Reproduce all of the listing below without alteration.

>> BEGIN COLLECTED DATA

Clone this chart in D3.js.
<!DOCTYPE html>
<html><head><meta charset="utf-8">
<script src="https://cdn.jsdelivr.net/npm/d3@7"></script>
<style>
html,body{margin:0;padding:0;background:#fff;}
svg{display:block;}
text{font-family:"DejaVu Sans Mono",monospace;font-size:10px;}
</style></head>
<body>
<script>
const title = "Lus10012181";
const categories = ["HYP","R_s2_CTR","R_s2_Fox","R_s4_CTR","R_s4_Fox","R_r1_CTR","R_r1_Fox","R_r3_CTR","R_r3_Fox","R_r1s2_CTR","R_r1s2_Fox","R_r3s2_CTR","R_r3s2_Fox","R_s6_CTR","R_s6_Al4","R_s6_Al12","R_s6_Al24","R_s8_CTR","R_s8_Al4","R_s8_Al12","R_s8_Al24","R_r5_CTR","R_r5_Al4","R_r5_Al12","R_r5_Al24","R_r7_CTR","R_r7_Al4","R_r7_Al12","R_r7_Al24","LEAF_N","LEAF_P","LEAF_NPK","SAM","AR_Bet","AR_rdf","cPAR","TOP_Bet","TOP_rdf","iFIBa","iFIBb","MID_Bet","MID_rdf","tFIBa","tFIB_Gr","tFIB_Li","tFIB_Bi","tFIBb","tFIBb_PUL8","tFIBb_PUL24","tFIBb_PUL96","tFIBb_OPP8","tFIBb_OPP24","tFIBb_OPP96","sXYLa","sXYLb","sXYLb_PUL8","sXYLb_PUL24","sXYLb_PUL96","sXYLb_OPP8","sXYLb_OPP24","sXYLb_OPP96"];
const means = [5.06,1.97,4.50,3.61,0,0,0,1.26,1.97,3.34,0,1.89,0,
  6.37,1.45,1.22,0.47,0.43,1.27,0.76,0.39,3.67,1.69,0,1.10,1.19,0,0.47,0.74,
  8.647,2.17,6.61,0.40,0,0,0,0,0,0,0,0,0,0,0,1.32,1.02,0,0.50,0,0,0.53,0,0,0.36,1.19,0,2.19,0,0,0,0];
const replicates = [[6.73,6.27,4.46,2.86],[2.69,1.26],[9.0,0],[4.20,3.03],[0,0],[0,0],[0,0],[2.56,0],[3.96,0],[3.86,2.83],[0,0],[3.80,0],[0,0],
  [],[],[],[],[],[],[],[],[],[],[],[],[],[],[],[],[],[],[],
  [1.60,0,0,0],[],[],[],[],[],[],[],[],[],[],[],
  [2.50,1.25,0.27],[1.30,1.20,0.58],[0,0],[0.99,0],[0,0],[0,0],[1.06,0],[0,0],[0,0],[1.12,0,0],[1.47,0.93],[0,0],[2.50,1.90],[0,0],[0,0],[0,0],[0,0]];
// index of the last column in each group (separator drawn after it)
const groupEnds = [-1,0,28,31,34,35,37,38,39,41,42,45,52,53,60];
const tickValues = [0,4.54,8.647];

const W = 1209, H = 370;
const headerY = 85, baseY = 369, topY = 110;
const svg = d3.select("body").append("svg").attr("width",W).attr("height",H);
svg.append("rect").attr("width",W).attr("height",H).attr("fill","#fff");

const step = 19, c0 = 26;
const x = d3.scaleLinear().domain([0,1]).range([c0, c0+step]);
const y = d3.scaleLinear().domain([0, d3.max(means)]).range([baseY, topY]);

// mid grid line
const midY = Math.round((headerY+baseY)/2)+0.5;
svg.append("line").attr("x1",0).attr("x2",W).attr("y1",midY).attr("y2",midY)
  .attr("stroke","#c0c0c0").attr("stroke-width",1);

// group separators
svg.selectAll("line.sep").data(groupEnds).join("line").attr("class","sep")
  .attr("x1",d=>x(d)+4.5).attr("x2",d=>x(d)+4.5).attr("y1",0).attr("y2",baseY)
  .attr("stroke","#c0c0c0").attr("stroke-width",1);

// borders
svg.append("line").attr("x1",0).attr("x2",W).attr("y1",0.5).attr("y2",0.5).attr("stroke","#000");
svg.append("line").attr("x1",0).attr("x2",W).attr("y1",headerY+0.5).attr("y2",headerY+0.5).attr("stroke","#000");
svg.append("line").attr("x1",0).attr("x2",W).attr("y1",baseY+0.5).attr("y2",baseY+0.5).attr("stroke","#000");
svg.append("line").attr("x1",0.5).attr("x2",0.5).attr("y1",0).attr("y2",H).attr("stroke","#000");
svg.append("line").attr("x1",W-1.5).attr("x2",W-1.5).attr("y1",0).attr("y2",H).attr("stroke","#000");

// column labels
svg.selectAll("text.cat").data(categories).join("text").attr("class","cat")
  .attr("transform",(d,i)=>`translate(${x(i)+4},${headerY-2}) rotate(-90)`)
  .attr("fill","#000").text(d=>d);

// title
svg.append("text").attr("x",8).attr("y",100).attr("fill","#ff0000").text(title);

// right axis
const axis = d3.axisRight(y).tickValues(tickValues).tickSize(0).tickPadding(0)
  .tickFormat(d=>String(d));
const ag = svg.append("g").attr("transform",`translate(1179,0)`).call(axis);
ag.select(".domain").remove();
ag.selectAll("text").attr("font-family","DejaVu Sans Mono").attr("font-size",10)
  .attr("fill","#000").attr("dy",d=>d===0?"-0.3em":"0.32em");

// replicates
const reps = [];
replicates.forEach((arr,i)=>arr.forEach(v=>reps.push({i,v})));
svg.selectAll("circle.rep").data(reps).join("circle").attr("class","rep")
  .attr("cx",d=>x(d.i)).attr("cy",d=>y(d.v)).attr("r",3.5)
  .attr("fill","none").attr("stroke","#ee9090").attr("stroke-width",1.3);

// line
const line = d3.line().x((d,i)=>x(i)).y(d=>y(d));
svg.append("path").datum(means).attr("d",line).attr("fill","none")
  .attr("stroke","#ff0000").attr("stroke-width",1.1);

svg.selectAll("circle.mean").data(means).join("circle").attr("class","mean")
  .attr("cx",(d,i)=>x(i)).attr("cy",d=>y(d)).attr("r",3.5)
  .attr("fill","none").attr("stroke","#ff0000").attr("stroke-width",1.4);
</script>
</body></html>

>> END COLLECTED DATA

OUTPUT BELOW>
Clone this chart in D3.js.
<!DOCTYPE html>
<html><head><meta charset="utf-8">
<script src="https://cdn.jsdelivr.net/npm/d3@7"></script>
<style>
html,body{margin:0;padding:0;background:#fff;}
svg{display:block;}
text{font-family:"DejaVu Sans Mono",monospace;font-size:10px;}
</style></head>
<body>
<script>
const title = "Lus10012181";
const categories = ["HYP","R_s2_CTR","R_s2_Fox","R_s4_CTR","R_s4_Fox","R_r1_CTR","R_r1_Fox","R_r3_CTR","R_r3_Fox","R_r1s2_CTR","R_r1s2_Fox","R_r3s2_CTR","R_r3s2_Fox","R_s6_CTR","R_s6_Al4","R_s6_Al12","R_s6_Al24","R_s8_CTR","R_s8_Al4","R_s8_Al12","R_s8_Al24","R_r5_CTR","R_r5_Al4","R_r5_Al12","R_r5_Al24","R_r7_CTR","R_r7_Al4","R_r7_Al12","R_r7_Al24","LEAF_N","LEAF_P","LEAF_NPK","SAM","AR_Bet","AR_rdf","cPAR","TOP_Bet","TOP_rdf","iFIBa","iFIBb","MID_Bet","MID_rdf","tFIBa","tFIB_Gr","tFIB_Li","tFIB_Bi","tFIBb","tFIBb_PUL8","tFIBb_PUL24","tFIBb_PUL96","tFIBb_OPP8","tFIBb_OPP24","tFIBb_OPP96","sXYLa","sXYLb","sXYLb_PUL8","sXYLb_PUL24","sXYLb_PUL96","sXYLb_OPP8","sXYLb_OPP24","sXYLb_OPP96"];
const means = [5.06,1.97,4.50,3.61,0,0,0,1.26,1.97,3.34,0,1.89,0,
  6.37,1.45,1.22,0.47,0.43,1.27,0.76,0.39,3.67,1.69,0,1.10,1.19,0,0.47,0.74,
  8.647,2.17,6.61,0.40,0,0,0,0,0,0,0,0,0,0,0,1.32,1.02,0,0.50,0,0,0.53,0,0,0.36,1.19,0,2.19,0,0,0,0];
const replicates = [[6.73,6.27,4.46,2.86],[2.69,1.26],[9.0,0],[4.20,3.03],[0,0],[0,0],[0,0],[2.56,0],[3.96,0],[3.86,2.83],[0,0],[3.80,0],[0,0],
  [],[],[],[],[],[],[],[],[],[],[],[],[],[],[],[],[],[],[],
  [1.60,0,0,0],[],[],[],[],[],[],[],[],[],[],[],
  [2.50,1.25,0.27],[1.30,1.20,0.58],[0,0],[0.99,0],[0,0],[0,0],[1.06,0],[0,0],[0,0],[1.12,0,0],[1.47,0.93],[0,0],[2.50,1.90],[0,0],[0,0],[0,0],[0,0]];
// index of the last column in each group (separator drawn after it)
const groupEnds = [-1,0,28,31,34,35,37,38,39,41,42,45,52,53,60];
const tickValues = [0,4.54,8.647];

const W = 1209, H = 370;
const headerY = 85, baseY = 369, topY = 110;
const svg = d3.select("body").append("svg").attr("width",W).attr("height",H);
svg.append("rect").attr("width",W).attr("height",H).attr("fill","#fff");

const step = 19, c0 = 26;
const x = d3.scaleLinear().domain([0,1]).range([c0, c0+step]);
const y = d3.scaleLinear().domain([0, d3.max(means)]).range([baseY, topY]);

// mid grid line
const midY = Math.round((headerY+baseY)/2)+0.5;
svg.append("line").attr("x1",0).attr("x2",W).attr("y1",midY).attr("y2",midY)
  .attr("stroke","#c0c0c0").attr("stroke-width",1);

// group separators
svg.selectAll("line.sep").data(groupEnds).join("line").attr("class","sep")
  .attr("x1",d=>x(d)+4.5).attr("x2",d=>x(d)+4.5).attr("y1",0).attr("y2",baseY)
  .attr("stroke","#c0c0c0").attr("stroke-width",1);

// borders
svg.append("line").attr("x1",0).attr("x2",W).attr("y1",0.5).attr("y2",0.5).attr("stroke","#000");
svg.append("line").attr("x1",0).attr("x2",W).attr("y1",headerY+0.5).attr("y2",headerY+0.5).attr("stroke","#000");
svg.append("line").attr("x1",0).attr("x2",W).attr("y1",baseY+0.5).attr("y2",baseY+0.5).attr("stroke","#000");
svg.append("line").attr("x1",0.5).attr("x2",0.5).attr("y1",0).attr("y2",H).attr("stroke","#000");
svg.append("line").attr("x1",W-1.5).attr("x2",W-1.5).attr("y1",0).attr("y2",H).attr("stroke","#000");

// column labels
svg.selectAll("text.cat").data(categories).join("text").attr("class","cat")
  .attr("transform",(d,i)=>`translate(${x(i)+4},${headerY-2}) rotate(-90)`)
  .attr("fill","#000").text(d=>d);

// title
svg.append("text").attr("x",8).attr("y",100).attr("fill","#ff0000").text(title);

// right axis
const axis = d3.axisRight(y).tickValues(tickValues).tickSize(0).tickPadding(0)
  .tickFormat(d=>String(d));
const ag = svg.append("g").attr("transform",`translate(1179,0)`).call(axis);
ag.select(".domain").remove();
ag.selectAll("text").attr("font-family","DejaVu Sans Mono").attr("font-size",10)
  .attr("fill","#000").attr("dy",d=>d===0?"-0.3em":"0.32em");

// replicates
const reps = [];
replicates.forEach((arr,i)=>arr.forEach(v=>reps.push({i,v})));
svg.selectAll("circle.rep").data(reps).join("circle").attr("class","rep")
  .attr("cx",d=>x(d.i)).attr("cy",d=>y(d.v)).attr("r",3.5)
  .attr("fill","none").attr("stroke","#ee9090").attr("stroke-width",1.3);

// line
const line = d3.line().x((d,i)=>x(i)).y(d=>y(d));
svg.append("path").datum(means).attr("d",line).attr("fill","none")
  .attr("stroke","#ff0000").attr("stroke-width",1.1);

svg.selectAll("circle.mean").data(means).join("circle").attr("class","mean")
  .attr("cx",(d,i)=>x(i)).attr("cy",d=>y(d)).attr("r",3.5)
  .attr("fill","none").attr("stroke","#ff0000").attr("stroke-width",1.4);
</script>
</body></html>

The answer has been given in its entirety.